(Some records)
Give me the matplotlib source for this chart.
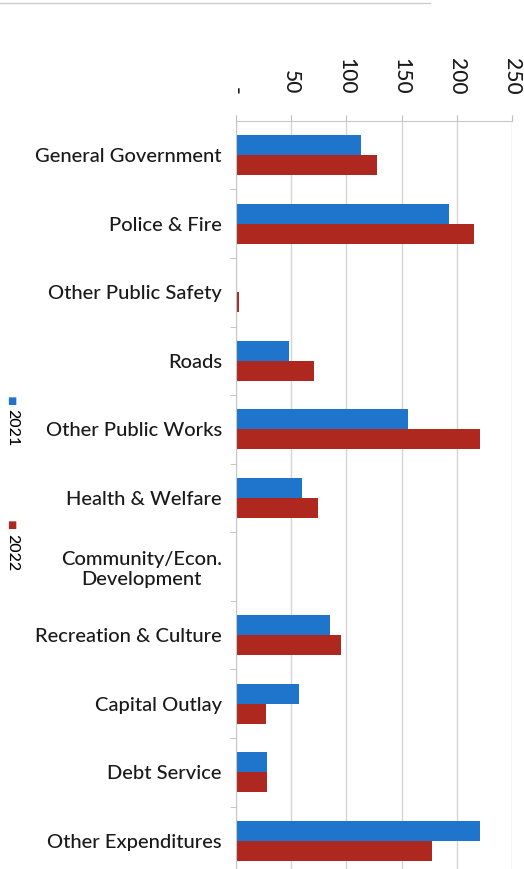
import numpy as np
import matplotlib.pyplot as plt

categories = ["General Government", "Police & Fire", "Other Public Safety", "Roads",
              "Other Public Works", "Health & Welfare", "Community/Econ.\nDevelopment",
              "Recreation & Culture", "Capital Outlay", "Debt Service", "Other Expenditures"]
vals_2021 = [113, 193, 0, 48, 156, 60, 0, 85, 57, 28, 221]
vals_2022 = [128, 215, 2.5, 71, 221, 74, 1.5, 95, 27, 28, 177]
ticks = [0, 50, 100, 150, 200, 250]
tick_labels = ["-", "50", "100", "150", "200", "250"]

blue = "#1F75CC"
red = "#AE2820"
plt.rcParams['font.family'] = ['Lato', 'DejaVu Sans']

fig = plt.figure(figsize=(5.24, 8.69), dpi=100)
ax = fig.add_axes([0.450, -0.007, 0.528, 0.868])

y = np.arange(len(categories))
h = 0.29
ax.barh(y - h / 2, vals_2021, height=h, color=blue, label="2021")
ax.barh(y + h / 2, vals_2022, height=h, color=red, label="2022")

ax.set_ylim(len(categories) - 0.5, -0.5)
ax.set_xlim(0, 250)
ax.set_yticks(y)
ax.set_yticklabels(categories, fontsize=14.5, fontweight="medium",
                   ha="right", multialignment="center", color="#1A1A1A")
ax.tick_params(axis="y", length=0, pad=10)
ax.set_yticks(np.arange(len(categories)) + 0.5, minor=True)
ax.tick_params(axis="y", which="minor", length=4, color="#BBBBBB")

ax.xaxis.tick_top()
ax.set_xticks(ticks)
ax.set_xticklabels(tick_labels, rotation=-90, fontsize=15, fontweight="medium", color="#1A1A1A")
ax.tick_params(axis="x", length=4, color="#BBBBBB", pad=15)
ax.grid(axis="x", color="#D5D5D5", linewidth=1)
ax.set_axisbelow(True)

for s in ["right", "bottom"]:
    ax.spines[s].set_visible(False)
ax.spines["top"].set_color("#C8C8C8")
ax.spines["left"].set_color("#C8C8C8")

# rotated legend on the left
fig.text(0.022, 0.538, "■", color=blue, fontsize=7, ha="center", va="center")
fig.text(0.024, 0.508, "2021", rotation=-90, fontsize=11.5, fontweight="medium", ha="center", va="center")
fig.text(0.022, 0.395, "■", color=red, fontsize=7, ha="center", va="center")
fig.text(0.024, 0.364, "2022", rotation=-90, fontsize=11.5, fontweight="medium", ha="center", va="center")

fig.add_artist(plt.Line2D([0, 0.82], [0.996, 0.996], color="#CCCCCC", linewidth=1))

fig.savefig("out.png", dpi=100)
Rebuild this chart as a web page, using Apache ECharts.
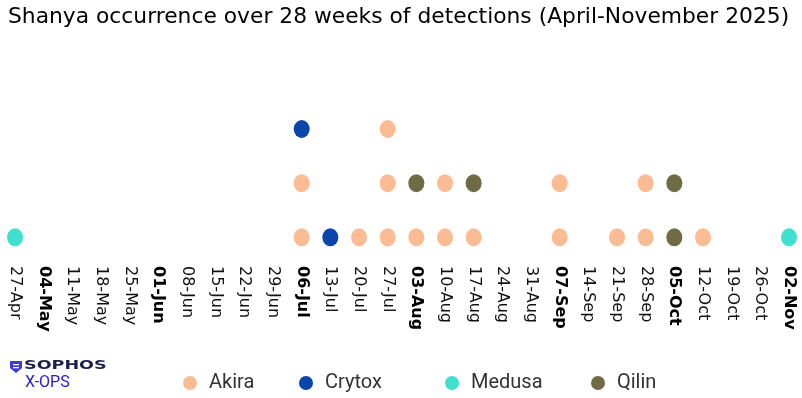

▶ Task instructions:
Look through the entries above. Extract each line with the word "chart".

▶ Written response:
Give me the matplotlib source for this chart.
Rebuild this chart as a web page, using Apache ECharts.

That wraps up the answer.